Let’s say your best friend was visiting the area and you wanted to show them the best time ever. Where would you take them? Give us a little itinerary – say it was a week long trip, where would you eat, drink, visit, hang out, etc.
I’m not sure how appropriate I’m meant to be in this but Jumbo’s Clown Room is a fan favorite. Davey Wayne’s is also always a good time, I mean it’s in the name. Anywhere there is live music and room for me to roll the dice. In a pre-pandemic world they featured yacht rock on Sundays and if you can’t have a good time listening to the sweet soothing sounds of Hall and Oates while wearing a captains hat, we may have different ideas of fun. Big Deans on the Santa Monica pier is one of my favorite places any time of day.
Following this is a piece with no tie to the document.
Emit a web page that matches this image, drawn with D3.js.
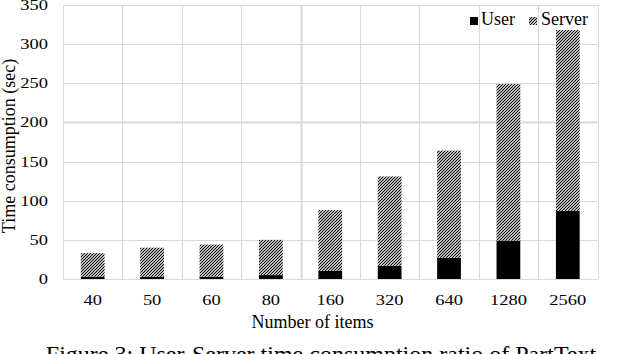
<!DOCTYPE html>
<html>
<head>
<meta charset="utf-8">
<script src="https://cdn.jsdelivr.net/npm/d3@7"></script>
<style>
body { margin: 0; background: #fff; }
text { font-family: "Liberation Serif", "Times New Roman", serif; fill: #000; }
</style>
</head>
<body>
<script>
// data
var items = ["40", "50", "60", "80", "160", "320", "640", "1280", "2560"];
var userTime = [3, 3, 3, 5, 10.5, 17, 27, 49, 87];
var totalTime = [33, 40, 44, 50, 88, 131, 164, 249, 318];
var serverTime = totalTime.map(function(t, i) { return t - userTime[i]; });
var yTicks = [0, 50, 100, 150, 200, 250, 300, 350];

var W = 618, H = 354;
var margin = {top: 5, right: 20, bottom: 75, left: 63};
var width = 597.5 - margin.left,
    height = 279 - margin.top;

var svg = d3.select("body").append("svg")
  .attr("width", W)
  .attr("height", H);

// hatch pattern for server part
var defs = svg.append("defs");
var pat = defs.append("pattern")
  .attr("id", "hatch")
  .attr("patternUnits", "userSpaceOnUse")
  .attr("width", 3)
  .attr("height", 3);
pat.append("rect").attr("width", 3).attr("height", 3).attr("fill", "#fff");
pat.append("path")
  .attr("d", "M0,3 L3,0 M-1,1 L1,-1 M2,4 L4,2")
  .attr("stroke", "#000")
  .attr("stroke-width", 1.1);

var g = svg.append("g")
  .attr("transform", "translate(" + margin.left + "," + margin.top + ")");

var x = d3.scaleBand()
  .domain(items)
  .range([0, width])
  .paddingInner(0.6)
  .paddingOuter(0.3);

var y = d3.scaleLinear()
  .domain([0, 350])
  .range([height, 0]);

// horizontal gridlines
g.append("g")
  .selectAll("line")
  .data(yTicks)
  .enter().append("line")
  .attr("x1", 0)
  .attr("x2", width)
  .attr("y1", function(d) { return Math.round(y(d)) + 0.5; })
  .attr("y2", function(d) { return Math.round(y(d)) + 0.5; })
  .attr("stroke", "#d9d9d9")
  .attr("stroke-width", function(d) { return d == 200 ? 2 : 1; });

// vertical gridlines at category boundaries
var step = width / items.length;
g.append("g")
  .selectAll("line")
  .data(d3.range(items.length + 1))
  .enter().append("line")
  .attr("x1", function(i) { return Math.round(i * step) + 0.5; })
  .attr("x2", function(i) { return Math.round(i * step) + 0.5; })
  .attr("y1", 0)
  .attr("y2", height)
  .attr("stroke", "#d9d9d9")
  .attr("stroke-width", function(i) { return i == 4 ? 2 : 1; });

// stacked bars
var stackData = items.map(function(d, i) {
  return {item: d, user: userTime[i], server: serverTime[i]};
});
var series = d3.stack().keys(["user", "server"])(stackData);

g.selectAll(".series")
  .data(series)
  .enter().append("g")
  .attr("class", "series")
  .attr("fill", function(s) { return s.key == "user" ? "#000" : "url(#hatch)"; })
  .selectAll("rect")
  .data(function(s) { return s; })
  .enter().append("rect")
  .attr("x", function(d) { return x(d.data.item); })
  .attr("width", x.bandwidth())
  .attr("y", function(d) { return y(d[1]); })
  .attr("height", function(d) { return y(d[0]) - y(d[1]); });

// tick labels are wide and short in the picture
g.append("g")
  .selectAll("text")
  .data(yTicks)
  .enter().append("text")
  .attr("transform", function(d) { return "translate(-15," + (y(d) + 5) + ") scale(1.23,1)"; })
  .attr("text-anchor", "end")
  .style("font-size", "15px")
  .text(function(d) { return d; });

g.append("g")
  .selectAll("text")
  .data(items)
  .enter().append("text")
  .attr("transform", function(d) {
    return "translate(" + (x(d) + x.bandwidth() / 2) + "," + (height + 25.5) + ") scale(1.23,1)";
  })
  .attr("text-anchor", "middle")
  .style("font-size", "15px")
  .text(function(d) { return d; });

// axis titles
svg.append("text")
  .attr("x", 312.5)
  .attr("y", 328)
  .attr("text-anchor", "middle")
  .style("font-size", "18px")
  .text("Number of items");

svg.append("text")
  .attr("transform", "translate(14.5,146) rotate(-90)")
  .attr("text-anchor", "middle")
  .style("font-size", "18px")
  .text("Time consumption (sec)");

// legend
var legend = svg.append("g");
legend.append("rect")
  .attr("x", 470).attr("y", 17).attr("width", 8).attr("height", 8)
  .attr("fill", "#000");
legend.append("text")
  .attr("x", 481).attr("y", 24.7)
  .style("font-size", "18px")
  .text("User");
legend.append("rect")
  .attr("x", 529).attr("y", 17).attr("width", 8).attr("height", 8)
  .attr("fill", "url(#hatch)");
legend.append("text")
  .attr("x", 541).attr("y", 24.7)
  .style("font-size", "18px")
  .text("Server");

// caption, cut at the bottom of the picture
svg.append("text")
  .attr("x", 321)
  .attr("y", 362)
  .attr("text-anchor", "middle")
  .style("font-size", "24px")
  .text("Figure 3: User-Server time consumption ratio of PartText");
</script>
</body>
</html>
You can get a bottle of champagne for $25, you’re welcome. My all time favorite sushi restaurant is in West Hollywood right next to the Viper Room called Ta-Ke. If you see them tell them “Rachel says hi” they’ll know what it means. Shoutout is all about shouting out others who you feel deserve additional recognition and exposure. Who would you like to shoutout?
There is not one project I’ve made that is solely from me. And they are all the better for it. Without the collaborative efforts of my creative partners and friends, I’d get nothing done. Oz Ozmen, Stanton Sharpe, Team Intrepid, Do Good Shit, Jennifer Rothman, and Tara Cole, you rock.